The service, which originated in San Francisco in 2013, has already been made available in Boston, Chicago, New York, San Jose, Washington D.C., and Los Angeles. It launched today in smaller Midwest cities including Lansing, Mt. Pleasant, Kalamazoo, and Grand Rapids.
"Our goal with Google Express is to offer a great shopping experience and connect people with their favorite stores helping them get what they need, when they want it,” said Brian Elliott, Google Express' general manager. "Today, we're very excited to be further expanding our efforts and bringing fast delivery to over 25 million people in the Midwest."
Google seeks to appeal to tech-savvy shoppers who don't want -- or don't have time – to go to actual stores, and are willing to pay a delivery fee. All the while, Google is also taking on the largest Internet-based retailer in the U.S., Amazon.com.
Customers can order items through Google Express on their electronic devices from a list of more than a dozen retailers -- including Costco, Kohls, Pet Smart, Barnes & Noble, and Toys R’ Us -- and the stores send the products directly to the shoppers’ homes.
In Northern California, Google Express is also testing expedited delivery of fresh food and groceries.
A one-year Express membership costs $95, with free delivery on orders $15 or more and a free three-month trial for new customers. Orders less than $15 will be charged a delivery fee of $3. Shoppers who do not wish to become members can also buy items, but the shipping charge starts at $4.99.
What’s Next for Google Express?
In many ways, e-commerce presents an opportunity for Google and other tech companies to tap into the trend of online sales and potentially leverage their other products and services. They can also utilize information gathered from e-commerce activity to predict what a customer might want by analyzing previous purchases.
Online sales have been trending upwards since 2008, increasing from about $36.2 billion to $80.3 billion in 2015.
Google has started looking at easier ways to shop with smartphones, as mobile shopping searches and actual purchases have increased.

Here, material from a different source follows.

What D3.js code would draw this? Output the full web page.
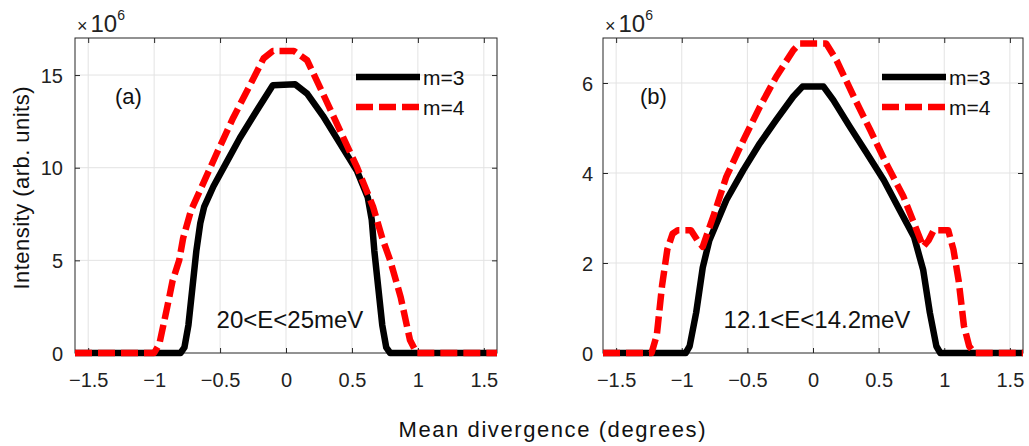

In addition to bringing in revenue for Google, the delivery service also may help boost sales of participating retailers or help lock them into the convenience of return sales and regular purchases.
Tom Scott, Senior Vice President of the Michigan Retailers Association, said it's too early to tell whether Google’s new service will help or hurt local retailers overall.
"There's no doubt online shopping has cut into traditional brick-and-mortar selling," he said. "But most brick-and-mortar stores have responded by selling online as well. All retailing is becoming a mix. Everything is sort of blending. We need to see how they develop that program."
Google did not release a timetable or map for exactly when and where it would roll out its delivery service next, but recently a spokesman for the company said it likely will add delivery to other areas of Michigan, including Detroit, and other cities nationwide if it develops and expands the program.